(Entries with chart source code)
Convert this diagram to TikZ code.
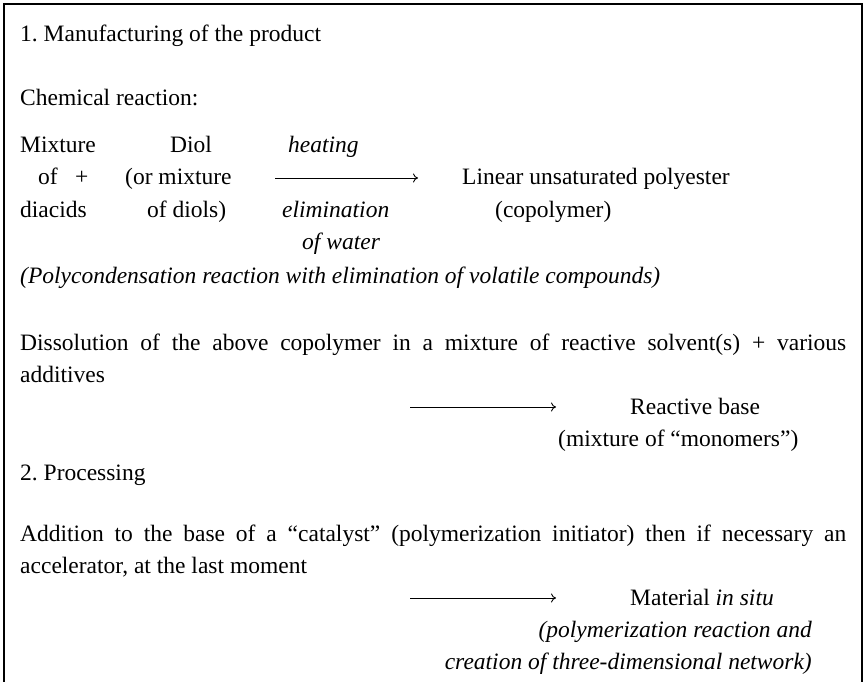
\documentclass[tikz,border=0pt]{standalone}
\usepackage{fontspec}
\setmainfont{Liberation Serif}
\usetikzlibrary{arrows.meta}
\tikzset{
  txt/.style={anchor=base west, inner sep=0pt, font=\fontsize{23.5}{32}\selectfont},
  rtxt/.style={anchor=base east, inner sep=0pt, font=\fontsize{23.5}{32}\selectfont\itshape},
  itxt/.style={txt, font=\fontsize{23.5}{32}\selectfont\itshape},
  para/.style={anchor=base west, inner sep=0pt, text width=826pt, align=justify,
        font=\fontsize{23.5}{32}\selectfont},
  rxn/.style={-{To[length=5pt,width=9pt]}, line width=0.9pt},
  frame/.style={line width=2.5pt}
}

\begin{document}
\begin{tikzpicture}[x=1pt, y=-1pt]
\useasboundingbox (0,0) rectangle (865,682);
\draw[frame] (4,682) -- (4,4) -- (862,4) -- (862,682);

% 1. manufacturing
\node[txt] (sec1) at (20,42) {1.\ Manufacturing of the product};
\node[txt] (chem) at (20,106) {Chemical reaction:};

\node[txt] (mixa) at (20,153)  {Mixture};
\node[txt] (mixb) at (38,185)  {of};
\node[txt] (plus) at (75,185)  {+};
\node[txt] (mixc) at (20,217)  {diacids};
\node[txt] (diola) at (170,153) {Diol};
\node[txt] (diolb) at (125,185) {(or mixture};
\node[txt] (diolc) at (147,217) {of diols)};

\node[itxt] (heat) at (288,153)  {heating};
\node[itxt] (elim) at (282,217)  {elimination};
\node[itxt] (water) at (302,249) {of water};
\coordinate (r1s) at (275,178);
\coordinate (r1e) at (418,178);
\draw[rxn] (r1s) -- (r1e);

\node[txt] (linear) at (462,185) {Linear unsaturated polyester};
\node[txt] (copoly) at (495,217) {(copolymer)};
\node[itxt] (polyc) at (20,283)
  {(Polycondensation reaction with elimination of volatile compounds)};

\node[para] (diss) at (20,350)
  {Dissolution of the above copolymer in a mixture of reactive solvent(s) + various\linebreak additives};
\coordinate (r2s) at (410,407);
\coordinate (r2e) at (556,407);
\draw[rxn] (r2s) -- (r2e);
\node[txt] (base) at (630,414) {Reactive base};
\node[txt] (mono) at (558,446) {(mixture of “monomers”)};

% 2. processing
\node[txt] (sec2) at (20,480) {2.\ Processing};
\node[para] (addn) at (20,541)
  {Addition to the base of a “catalyst” (polymerization initiator) then if necessary an\linebreak accelerator, at the last moment};
\coordinate (r3s) at (410,598);
\coordinate (r3e) at (556,598);
\draw[rxn] (r3s) -- (r3e);
\node[txt] (mat) at (630,605) {Material \textit{in situ}};
\node[rtxt] (polyr) at (812,637) {(polymerization reaction and};
\node[rtxt] (creat) at (812,669) {creation of three-dimensional network)};
\end{tikzpicture}
\end{document}
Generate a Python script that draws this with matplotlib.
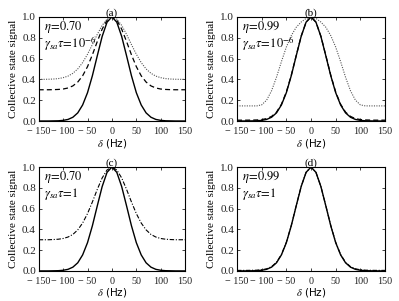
# four panels: collective state signal vs detuning
import numpy as np
import matplotlib
matplotlib.use("Agg")
import matplotlib.pyplot as plt

plt.rcParams['font.family'] = ['Liberation Serif', 'DejaVu Serif']
plt.rcParams['mathtext.fontset'] = 'stix'

# detuning grid (Hz)
delta = [-150, -140, -130, -120, -110, -100, -90, -80, -70, -60, -50, -40, -30, -20, -10, 0,
         10, 20, 30, 40, 50, 60, 70, 80, 90, 100, 110, 120, 130, 140, 150]

# ideal signal (solid, every panel)
ideal = [0, 0, 0, 0.001, 0.002, 0.006, 0.015, 0.036, 0.078, 0.154, 0.272, 0.435, 0.626, 0.812, 0.949, 1.0,
         0.949, 0.812, 0.626, 0.435, 0.272, 0.154, 0.078, 0.036, 0.015, 0.006, 0.002, 0.001, 0, 0, 0]

# (a) eta=0.70, gamma tau=1e-6
a_dashed = [0.300, 0.300, 0.300, 0.301, 0.303, 0.307, 0.317, 0.337, 0.374, 0.434, 0.522, 0.636, 0.763, 0.882, 0.969, 1.0,
            0.969, 0.882, 0.763, 0.636, 0.522, 0.434, 0.374, 0.337, 0.317, 0.307, 0.303, 0.301, 0.300, 0.300, 0.300]
a_dotted = [0.400, 0.400, 0.401, 0.403, 0.407, 0.416, 0.431, 0.458, 0.500, 0.561, 0.641, 0.734, 0.832, 0.918, 0.978, 1.0,
            0.978, 0.918, 0.832, 0.734, 0.641, 0.561, 0.500, 0.458, 0.431, 0.416, 0.407, 0.403, 0.401, 0.400, 0.400]

# (b) eta=0.99, gamma tau=1e-6
b_dashed = [0.008, 0.008, 0.008, 0.009, 0.010, 0.014, 0.023, 0.044, 0.085, 0.161, 0.278, 0.440, 0.629, 0.814, 0.949, 1.0,
            0.949, 0.814, 0.629, 0.440, 0.278, 0.161, 0.085, 0.044, 0.023, 0.014, 0.010, 0.009, 0.008, 0.008, 0.008]
b_dotted = [0.145, 0.145, 0.145, 0.145, 0.145, 0.155, 0.20, 0.29, 0.42, 0.57, 0.71, 0.82, 0.90, 0.95, 0.985, 1.0,
            0.985, 0.95, 0.90, 0.82, 0.71, 0.57, 0.42, 0.29, 0.20, 0.155, 0.145, 0.145, 0.145, 0.145, 0.145]

# (c) eta=0.70, gamma tau=1
c_dashdot = [0.300, 0.300, 0.300, 0.302, 0.305, 0.312, 0.326, 0.351, 0.395, 0.461, 0.552, 0.664, 0.785, 0.895, 0.972, 1.0,
             0.972, 0.895, 0.785, 0.664, 0.552, 0.461, 0.395, 0.351, 0.326, 0.312, 0.305, 0.302, 0.300, 0.300, 0.300]

# (d) eta=0.99, gamma tau=1
d_dashdot = [0.005, 0.005, 0.005, 0.006, 0.007, 0.011, 0.020, 0.041, 0.083, 0.158, 0.276, 0.438, 0.628, 0.813, 0.949, 1.0,
             0.949, 0.813, 0.628, 0.438, 0.276, 0.158, 0.083, 0.041, 0.020, 0.011, 0.007, 0.006, 0.005, 0.005, 0.005]

titles = ['(a)', '(b)', '(c)', '(d)']
etas = ['0.70', '0.99', '0.70', '0.99']
gtaus = [r'10^{-6}', r'10^{-6}', '1', '1']

xticks = [-150, -100, -50, 0, 50, 100, 150]
xticklabels = ['\u2212 150', '\u2212 100', '\u2212 50', '0', '50', '100', '150']
yticks = [0.0, 0.2, 0.4, 0.6, 0.8, 1.0]

fig = plt.figure(figsize=(3.99, 3.01), dpi=100)
boxes = [[0.097, 0.598, 0.367, 0.346],
         [0.594, 0.598, 0.371, 0.346],
         [0.097, 0.100, 0.367, 0.345],
         [0.594, 0.100, 0.371, 0.345]]
axes = [fig.add_axes(b) for b in boxes]

k = dict(color='black', lw=1.0)
axes[0].plot(delta, ideal, **k)
axes[0].plot(delta, a_dashed, color='black', lw=0.9, dashes=(4, 2.5))
axes[0].plot(delta, a_dotted, color='#555555', lw=0.8, dashes=(1, 1.2))

axes[1].plot(delta, ideal, **k)
axes[1].plot(delta, b_dashed, color='black', lw=0.9, dashes=(4, 2.5))
axes[1].plot(delta, b_dotted, color='#555555', lw=0.8, dashes=(1, 1.2))

axes[2].plot(delta, ideal, **k)
axes[2].plot(delta, c_dashdot, color='black', lw=0.8, dashes=(4, 1.5, 1, 1.5))

axes[3].plot(delta, ideal, **k)
axes[3].plot(delta, d_dashdot, color='black', lw=0.8, dashes=(4, 1.5, 1, 1.5))

for i, ax in enumerate(axes):
    ax.set_xlim(-150, 150)
    ax.set_ylim(0, 1)
    ax.set_xticks(xticks)
    ax.set_xticklabels(xticklabels)
    ax.set_yticks(yticks)
    ax.set_yticklabels(['%.1f' % v for v in yticks])
    ax.tick_params(direction='in', length=2.5, width=0.6, pad=1.5,
                   top=True, right=True, colors='#222222')
    ax.tick_params(axis='y', labelsize=8, pad=2)
    ax.tick_params(axis='x', labelsize=7.3, pad=4.2)
    for s in ax.spines.values():
        s.set_linewidth(0.8)
    ax.set_title(titles[i], fontsize=8, pad=1.0)
    ax.set_ylabel('Collective state signal', fontsize=8, labelpad=3)
    ax.set_xlabel(r'$\delta$ (Hz)', fontsize=7.5, labelpad=0.5, family='DejaVu Sans')
    ax.text(0.035, 0.90, r'$\eta\!=\!%s$' % etas[i], transform=ax.transAxes,
            fontsize=9, va='center', ha='left')
    ax.text(0.035, 0.74, r'$\gamma_{sa}\tau\!=\!%s$' % gtaus[i], transform=ax.transAxes,
            fontsize=9, va='center', ha='left')

fig.savefig('out.png', dpi=100)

§ **Your objective**
Above this task is a listing with pictures in it. Retype only the lines from the one containing "Generate a Python" through the one containing "0.401, 0.400, 0.400]", both included, and not the pictures.

§ **Finished task**
Generate a Python script that draws this with matplotlib.
# four panels: collective state signal vs detuning
import numpy as np
import matplotlib
matplotlib.use("Agg")
import matplotlib.pyplot as plt

plt.rcParams['font.family'] = ['Liberation Serif', 'DejaVu Serif']
plt.rcParams['mathtext.fontset'] = 'stix'

# detuning grid (Hz)
delta = [-150, -140, -130, -120, -110, -100, -90, -80, -70, -60, -50, -40, -30, -20, -10, 0,
         10, 20, 30, 40, 50, 60, 70, 80, 90, 100, 110, 120, 130, 140, 150]

# ideal signal (solid, every panel)
ideal = [0, 0, 0, 0.001, 0.002, 0.006, 0.015, 0.036, 0.078, 0.154, 0.272, 0.435, 0.626, 0.812, 0.949, 1.0,
         0.949, 0.812, 0.626, 0.435, 0.272, 0.154, 0.078, 0.036, 0.015, 0.006, 0.002, 0.001, 0, 0, 0]

# (a) eta=0.70, gamma tau=1e-6
a_dashed = [0.300, 0.300, 0.300, 0.301, 0.303, 0.307, 0.317, 0.337, 0.374, 0.434, 0.522, 0.636, 0.763, 0.882, 0.969, 1.0,
            0.969, 0.882, 0.763, 0.636, 0.522, 0.434, 0.374, 0.337, 0.317, 0.307, 0.303, 0.301, 0.300, 0.300, 0.300]
a_dotted = [0.400, 0.400, 0.401, 0.403, 0.407, 0.416, 0.431, 0.458, 0.500, 0.561, 0.641, 0.734, 0.832, 0.918, 0.978, 1.0,
            0.978, 0.918, 0.832, 0.734, 0.641, 0.561, 0.500, 0.458, 0.431, 0.416, 0.407, 0.403, 0.401, 0.400, 0.400]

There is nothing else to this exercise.